TASK OBJECTIVE>
Here are some records; quote them exactly, leaving out the pictures.
::: PROVIDED MATERIAL
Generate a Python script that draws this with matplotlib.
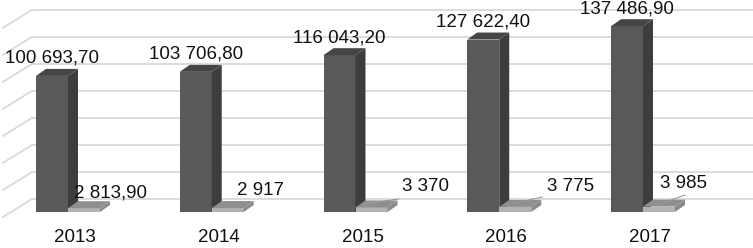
import matplotlib.pyplot as plt
from matplotlib.patches import Polygon
import numpy as np

plt.rcParams['font.family'] = ['Liberation Sans', 'DejaVu Sans']

years = ['2013', '2014', '2015', '2016', '2017']
big = [100693.70, 103706.80, 116043.20, 127622.40, 137486.90]
small = [2813.90, 2917, 3370, 3775, 3985]
big_labels = ['100 693,70', '103 706,80', '116 043,20', '127 622,40', '137 486,90']
small_labels = ['2 813,90', '2 917', '3 370', '3 775', '3 985']

# pixel geometry (figure is 753 x 248 px)
W, H = 753, 248
px_x = 143.75          # px per category
px_v = 740.0           # value per px
x0_px, base_px = 68, 212
w = 32 / px_x          # bar width in category units
ddx, ddy = 10 / px_x, 7 * px_v     # bar depth
wall_dy = 13 * px_v                # back wall offset

fig = plt.figure(figsize=(W / 100, H / 100), dpi=100)
ax = fig.add_axes([0, 0, 1, 1])
ax.set_xlim(-x0_px / px_x, (W - x0_px) / px_x)
ax.set_ylim(-(H - base_px) * px_v, base_px * px_v)
ax.axis('off')

# back wall gridlines + side wall diagonals
wall_left = (32 - x0_px) / px_x
side_dx = -29 / px_x
side_dy = -18 * px_v
for v in range(0, 140001, 20000):
    yv = v + wall_dy
    ax.plot([wall_left, 10], [yv, yv], color='#d9d9d9', lw=1.3, zorder=1)
    ax.plot([wall_left, wall_left + side_dx], [yv, yv + side_dy], color='#d9d9d9', lw=1.3, zorder=1)

x = np.arange(len(years))


def bar3d(xs, vals, front, side, top, z):
    ax.bar(xs, vals, width=w, align='edge', color=front, zorder=z, linewidth=0)
    for xi, v in zip(xs, vals):
        ax.add_patch(Polygon([(xi + w, 0), (xi + w + ddx, ddy), (xi + w + ddx, v + ddy), (xi + w, v)],
                             closed=True, color=side, lw=0, zorder=z))
        ax.add_patch(Polygon([(xi, v), (xi + w, v), (xi + w + ddx, v + ddy), (xi + ddx, v + ddy)],
                             closed=True, color=top, lw=0, zorder=z))


bar3d(x - w, big, '#595959', '#3d3d3d', '#454545', 3)
bar3d(x, small, '#b2b2b2', '#8a8a8a', '#8f8f8f', 4)

fs = 13.5
for i in range(len(years)):
    ax.text(x[i] - w / 2, big[i] + 13 * px_v, big_labels[i], ha='center', va='baseline',
            fontsize=fs, color='#111111', zorder=6)

small_dx = [26, 33, 54, 55, 25]
small_base = [197, 195, 191, 191, 188]
for i in range(len(years)):
    ax.text(x[i] + w / 2 + small_dx[i] / px_x, (base_px - small_base[i]) * px_v, small_labels[i],
            ha='center', va='baseline', fontsize=fs, color='#111111', zorder=6)
    ax.text(x[i] + 7 / px_x, -(238 - base_px) * px_v, years[i], ha='center', va='center',
            fontsize=fs, color='#111111', zorder=6)

# leader lines of the moved small labels (start at bar top, px offsets to label)
for i, (sx, ex, ey) in {2: (8, 43, 199), 3: (14, 43, 197), 4: (20, 42, 195)}.items():
    xa = x[i] + sx / px_x
    ax.plot([xa, x[i] + ex / px_x], [small[i] + ddy / 2, (base_px - ey) * px_v],
            color='#9a9a9a', lw=0.8, zorder=5)

fig.savefig('out.png', dpi=100, facecolor='white')
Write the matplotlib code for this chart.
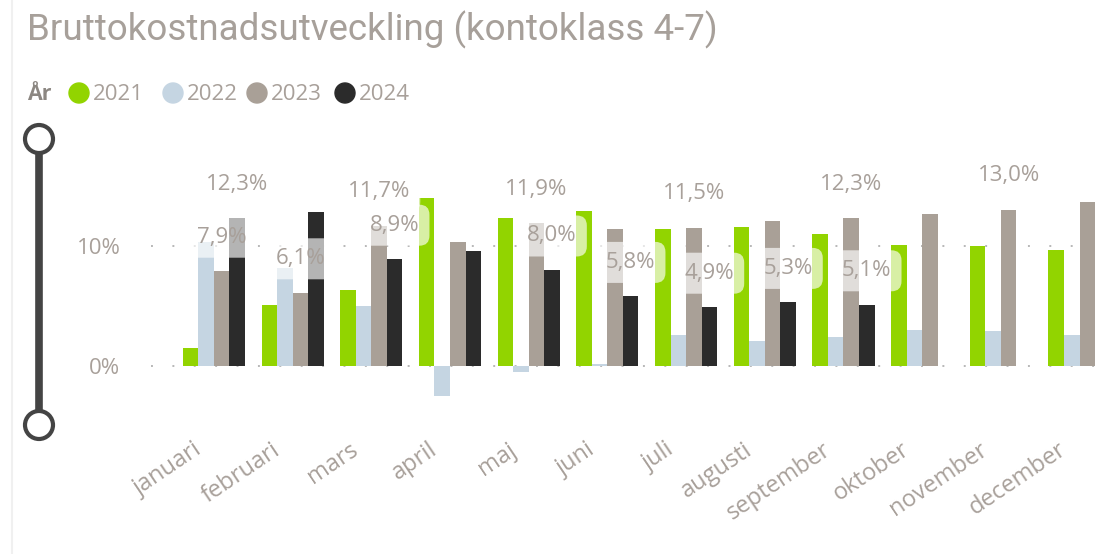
import numpy as np
import matplotlib
matplotlib.use('Agg')
import matplotlib.pyplot as plt
from matplotlib.patches import Circle
from matplotlib.transforms import ScaledTranslation

plt.rcParams['font.family'] = ['Open Sans', 'DejaVu Sans']

months = ['januari', 'februari', 'mars', 'april', 'maj', 'juni', 'juli',
          'augusti', 'september', 'oktober', 'november', 'december']
years = ['2021', '2022', '2023', '2024']
v2021 = [1.5, 5.1, 6.3, 14.0, 12.3, 12.9, 11.4, 11.6, 11.0, 10.1, 10.0, 9.7]
v2022 = [10.3, 8.2, 5.0, -2.5, -0.5, 0.2, 2.6, 2.1, 2.4, 3.0, 2.9, 2.6]
v2023 = [7.9, 6.1, 11.7, 10.3, 11.9, 11.4, 11.5, 12.1, 12.3, 12.7, 13.0, 13.7]
v2024 = [12.3, 12.8, 8.9, 9.6, 8.0, 5.8, 4.9, 5.3, 5.1, np.nan, np.nan, np.nan]
# which data labels the report actually showed (1 = shown)
show2023 = [1, 1, 1, 0, 1, 0, 1, 0, 1, 0, 1, 0]
show2024 = [1, 0, 1, 0, 1, 1, 1, 1, 1, 0, 0, 0]
yticks = [0, 10]

colors = ['#92d400', '#c5d5e2', '#a9a097', '#2b2b2b']
txt = '#a8a09a'

W, H = 1116, 554
fig = plt.figure(figsize=(W / 100, H / 100), dpi=100)

# background layer in pixel coords: title, legend, slider
bg = fig.add_axes([0, 0, 1, 1], zorder=0)
bg.set_xlim(0, W)
bg.set_ylim(H, 0)
bg.axis('off')

bg.plot([12, 12], [0, H], color='#f0f0f0', lw=1.5)
bg.text(27, 30, 'Bruttokostnadsutveckling (kontoklass 4-7)', fontsize=26.5,
        family=['Roboto', 'DejaVu Sans'], color='#a7a09a', va='center', ha='left')

bg.text(27, 94, 'År', fontsize=15.5, fontweight='bold', color='#8c8782', va='center')
leg_x = [79, 173, 257, 345]
for lx, c, yr in zip(leg_x, colors, years):
    bg.add_patch(Circle((lx, 93), 10, color=c))
    bg.text(lx + 14, 94, yr, fontsize=16, color=txt, va='center', ha='left')

bg.plot([39, 39], [140, 425], color='#444444', lw=5.5, solid_capstyle='butt', zorder=2)
for cy in [139, 425]:
    bg.add_patch(Circle((39, cy), 14, facecolor='white', edgecolor='#444444',
                        lw=3, zorder=3))

# chart
ax = fig.add_axes([151 / W, (H - 402) / H, 960 / W, 258 / H], zorder=1)
ax.patch.set_alpha(0)
x = np.arange(len(months))
w = 0.1975
series = [v2021, v2022, v2023, v2024]
for i, (vals, c) in enumerate(zip(series, colors)):
    ax.bar(x + (i - 1.5) * w, vals, width=w, color=c, zorder=2)

for vals, flags, i in [(v2023, show2023, 2), (v2024, show2024, 3)]:
    for m in range(len(months)):
        if flags[m] and not np.isnan(vals[m]):
            lab = f'{vals[m]:.1f}'.replace('.', ',') + '%'
            ax.annotate(lab, (x[m] + (i - 1.5) * w, vals[m]), xytext=(0, 34),
                        textcoords='offset pixels', ha='center', va='center',
                        fontsize=16, color=txt, zorder=3,
                        bbox=dict(boxstyle='round,pad=0.45', fc='white',
                                  ec='none', alpha=0.65))

ax.set_xlim(-0.8, 11.4)
ax.set_ylim(-3, 18.5)
ax.set_yticks(yticks)
ax.set_yticklabels([f'{t}%' for t in yticks], fontsize=16, color=txt)
ax.yaxis.grid(True, linestyle=(0, (1, 10)), color='#b8b8b8', lw=1.4)
ax.set_axisbelow(True)
for s in ax.spines.values():
    s.set_visible(False)
ax.tick_params(axis='y', length=0, pad=22)
ax.tick_params(axis='x', length=0, pad=33)
ax.set_xticks(x)
ax.set_xticklabels(months, fontsize=17, color=txt, rotation=34,
                   ha='right', va='center', rotation_mode='anchor')
shift = ScaledTranslation(-0.15, 0, fig.dpi_scale_trans)
for lab in ax.get_xticklabels():
    lab.set_transform(lab.get_transform() + shift)

fig.savefig('out.png', dpi=100)
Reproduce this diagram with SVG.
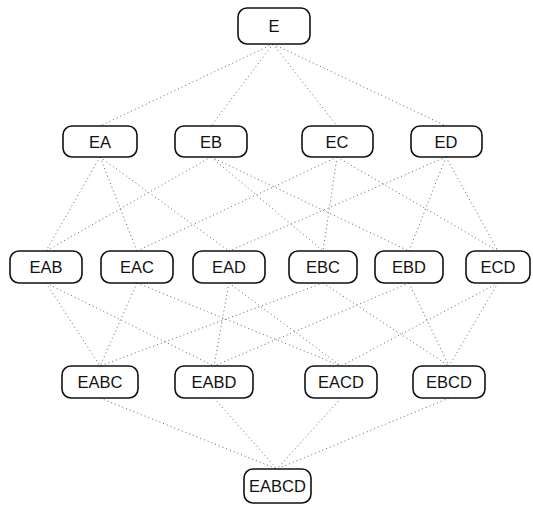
::::::
OUTPUT BELOW>
Generate a Python script that draws this with matplotlib.
import matplotlib.pyplot as plt
from matplotlib.patches import Polygon
import numpy as np

plt.rcParams['font.family'] = ['Liberation Sans', 'DejaVu Sans']

years = ['2013', '2014', '2015', '2016', '2017']
big = [100693.70, 103706.80, 116043.20, 127622.40, 137486.90]
small = [2813.90, 2917, 3370, 3775, 3985]
big_labels = ['100 693,70', '103 706,80', '116 043,20', '127 622,40', '137 486,90']
small_labels = ['2 813,90', '2 917', '3 370', '3 775', '3 985']

# pixel geometry (figure is 753 x 248 px)
W, H = 753, 248
px_x = 143.75          # px per category
px_v = 740.0           # value per px
x0_px, base_px = 68, 212
w = 32 / px_x          # bar width in category units
ddx, ddy = 10 / px_x, 7 * px_v     # bar depth
wall_dy = 13 * px_v                # back wall offset

fig = plt.figure(figsize=(W / 100, H / 100), dpi=100)
ax = fig.add_axes([0, 0, 1, 1])
ax.set_xlim(-x0_px / px_x, (W - x0_px) / px_x)
ax.set_ylim(-(H - base_px) * px_v, base_px * px_v)
ax.axis('off')

# back wall gridlines + side wall diagonals
wall_left = (32 - x0_px) / px_x
side_dx = -29 / px_x
side_dy = -18 * px_v
for v in range(0, 140001, 20000):
    yv = v + wall_dy
    ax.plot([wall_left, 10], [yv, yv], color='#d9d9d9', lw=1.3, zorder=1)
    ax.plot([wall_left, wall_left + side_dx], [yv, yv + side_dy], color='#d9d9d9', lw=1.3, zorder=1)

x = np.arange(len(years))


def bar3d(xs, vals, front, side, top, z):
    ax.bar(xs, vals, width=w, align='edge', color=front, zorder=z, linewidth=0)
    for xi, v in zip(xs, vals):
        ax.add_patch(Polygon([(xi + w, 0), (xi + w + ddx, ddy), (xi + w + ddx, v + ddy), (xi + w, v)],
                             closed=True, color=side, lw=0, zorder=z))
        ax.add_patch(Polygon([(xi, v), (xi + w, v), (xi + w + ddx, v + ddy), (xi + ddx, v + ddy)],
                             closed=True, color=top, lw=0, zorder=z))


bar3d(x - w, big, '#595959', '#3d3d3d', '#454545', 3)
bar3d(x, small, '#b2b2b2', '#8a8a8a', '#8f8f8f', 4)

fs = 13.5
for i in range(len(years)):
    ax.text(x[i] - w / 2, big[i] + 13 * px_v, big_labels[i], ha='center', va='baseline',
            fontsize=fs, color='#111111', zorder=6)

small_dx = [26, 33, 54, 55, 25]
small_base = [197, 195, 191, 191, 188]
for i in range(len(years)):
    ax.text(x[i] + w / 2 + small_dx[i] / px_x, (base_px - small_base[i]) * px_v, small_labels[i],
            ha='center', va='baseline', fontsize=fs, color='#111111', zorder=6)
    ax.text(x[i] + 7 / px_x, -(238 - base_px) * px_v, years[i], ha='center', va='center',
            fontsize=fs, color='#111111', zorder=6)

# leader lines of the moved small labels (start at bar top, px offsets to label)
for i, (sx, ex, ey) in {2: (8, 43, 199), 3: (14, 43, 197), 4: (20, 42, 195)}.items():
    xa = x[i] + sx / px_x
    ax.plot([xa, x[i] + ex / px_x], [small[i] + ddy / 2, (base_px - ey) * px_v],
            color='#9a9a9a', lw=0.8, zorder=5)

fig.savefig('out.png', dpi=100, facecolor='white')
Write the matplotlib code for this chart.
import numpy as np
import matplotlib
matplotlib.use('Agg')
import matplotlib.pyplot as plt
from matplotlib.patches import Circle
from matplotlib.transforms import ScaledTranslation

plt.rcParams['font.family'] = ['Open Sans', 'DejaVu Sans']

months = ['januari', 'februari', 'mars', 'april', 'maj', 'juni', 'juli',
          'augusti', 'september', 'oktober', 'november', 'december']
years = ['2021', '2022', '2023', '2024']
v2021 = [1.5, 5.1, 6.3, 14.0, 12.3, 12.9, 11.4, 11.6, 11.0, 10.1, 10.0, 9.7]
v2022 = [10.3, 8.2, 5.0, -2.5, -0.5, 0.2, 2.6, 2.1, 2.4, 3.0, 2.9, 2.6]
v2023 = [7.9, 6.1, 11.7, 10.3, 11.9, 11.4, 11.5, 12.1, 12.3, 12.7, 13.0, 13.7]
v2024 = [12.3, 12.8, 8.9, 9.6, 8.0, 5.8, 4.9, 5.3, 5.1, np.nan, np.nan, np.nan]
# which data labels the report actually showed (1 = shown)
show2023 = [1, 1, 1, 0, 1, 0, 1, 0, 1, 0, 1, 0]
show2024 = [1, 0, 1, 0, 1, 1, 1, 1, 1, 0, 0, 0]
yticks = [0, 10]

colors = ['#92d400', '#c5d5e2', '#a9a097', '#2b2b2b']
txt = '#a8a09a'

W, H = 1116, 554
fig = plt.figure(figsize=(W / 100, H / 100), dpi=100)

# background layer in pixel coords: title, legend, slider
bg = fig.add_axes([0, 0, 1, 1], zorder=0)
bg.set_xlim(0, W)
bg.set_ylim(H, 0)
bg.axis('off')

bg.plot([12, 12], [0, H], color='#f0f0f0', lw=1.5)
bg.text(27, 30, 'Bruttokostnadsutveckling (kontoklass 4-7)', fontsize=26.5,
        family=['Roboto', 'DejaVu Sans'], color='#a7a09a', va='center', ha='left')

bg.text(27, 94, 'År', fontsize=15.5, fontweight='bold', color='#8c8782', va='center')
leg_x = [79, 173, 257, 345]
for lx, c, yr in zip(leg_x, colors, years):
    bg.add_patch(Circle((lx, 93), 10, color=c))
    bg.text(lx + 14, 94, yr, fontsize=16, color=txt, va='center', ha='left')

bg.plot([39, 39], [140, 425], color='#444444', lw=5.5, solid_capstyle='butt', zorder=2)
for cy in [139, 425]:
    bg.add_patch(Circle((39, cy), 14, facecolor='white', edgecolor='#444444',
                        lw=3, zorder=3))

# chart
ax = fig.add_axes([151 / W, (H - 402) / H, 960 / W, 258 / H], zorder=1)
ax.patch.set_alpha(0)
x = np.arange(len(months))
w = 0.1975
series = [v2021, v2022, v2023, v2024]
for i, (vals, c) in enumerate(zip(series, colors)):
    ax.bar(x + (i - 1.5) * w, vals, width=w, color=c, zorder=2)

for vals, flags, i in [(v2023, show2023, 2), (v2024, show2024, 3)]:
    for m in range(len(months)):
        if flags[m] and not np.isnan(vals[m]):
            lab = f'{vals[m]:.1f}'.replace('.', ',') + '%'
            ax.annotate(lab, (x[m] + (i - 1.5) * w, vals[m]), xytext=(0, 34),
                        textcoords='offset pixels', ha='center', va='center',
                        fontsize=16, color=txt, zorder=3,
                        bbox=dict(boxstyle='round,pad=0.45', fc='white',
                                  ec='none', alpha=0.65))

ax.set_xlim(-0.8, 11.4)
ax.set_ylim(-3, 18.5)
ax.set_yticks(yticks)
ax.set_yticklabels([f'{t}%' for t in yticks], fontsize=16, color=txt)
ax.yaxis.grid(True, linestyle=(0, (1, 10)), color='#b8b8b8', lw=1.4)
ax.set_axisbelow(True)
for s in ax.spines.values():
    s.set_visible(False)
ax.tick_params(axis='y', length=0, pad=22)
ax.tick_params(axis='x', length=0, pad=33)
ax.set_xticks(x)
ax.set_xticklabels(months, fontsize=17, color=txt, rotation=34,
                   ha='right', va='center', rotation_mode='anchor')
shift = ScaledTranslation(-0.15, 0, fig.dpi_scale_trans)
for lab in ax.get_xticklabels():
    lab.set_transform(lab.get_transform() + shift)

fig.savefig('out.png', dpi=100)
Reproduce this diagram with SVG.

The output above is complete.